11.       The Consultation Paper highlights the mischief of evicting unnecessarily a tenant from a residential property.  But there is also a separate and distinct mischief in the present law of forfeiture, that the landlord may receive a windfall profit, over and above the amount owing, at the expense of the defaulting tenant.  Under the proposals the risk of this happening is reduced, because the remedial order procedure will usually give the tenant time to sell the lease if it has value.  However there will always be exceptional situations where the tenant appears unable to help himself by selling.
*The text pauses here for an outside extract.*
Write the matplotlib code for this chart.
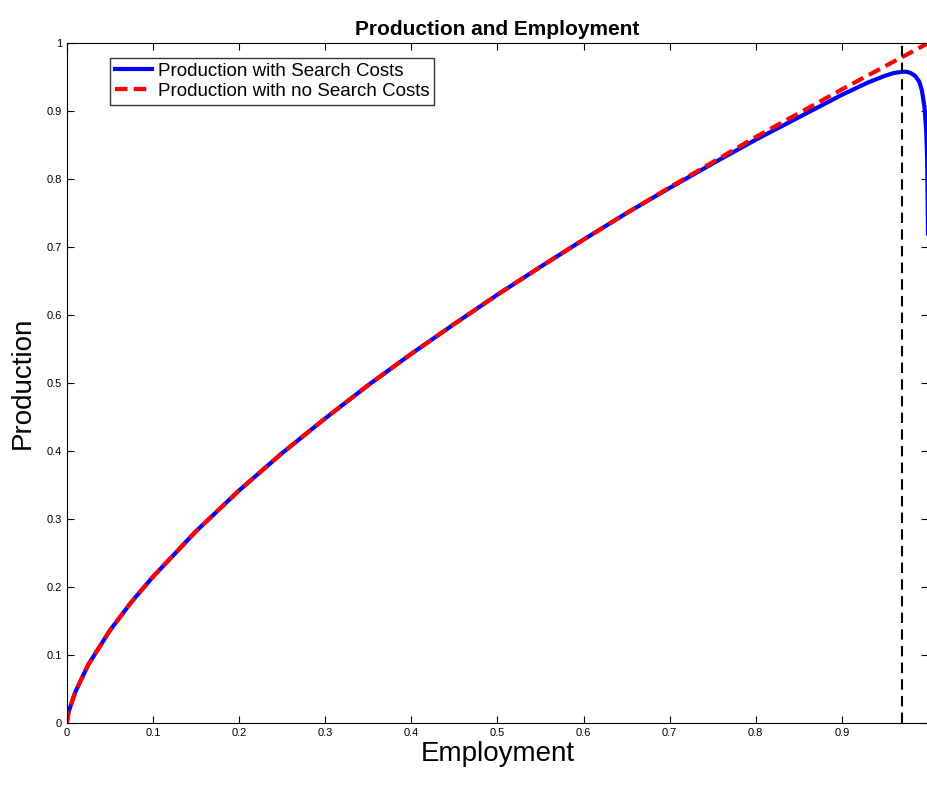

He may be elderly, incapacitated, absent or simply negligent of his own affairs. 

 

12.       It is the strong policy of modern law that people, especially the vulnerable, should be protected wherever possible from excessive consequences of their own omissions.  If the lease has value the court may prefer to order sale, probably with conduct of the sale to the landlord,  who will then be obliged to account to the tenant for the surplus proceeds.  

 

13.       Historically, the requirement that an unpaid mortgagee should sell rather than foreclose developed from equity’s reluctance to permit a windfall profit at the expense of the borrower.  It is submitted that the same device should be introduced into the field of tenant default.

 

14.       In most situations sale would be unsuitable as a remedy for any number of reasons.  We do not propose sale as a normal alternative.  It would be for consideration whether, if such a power is given to the court, there should be some form of statutory restriction on its exercise. For example, it might be enough to provide that some ‘special reason’ must be present, to emphasise that the remedy should be exercised sparingly.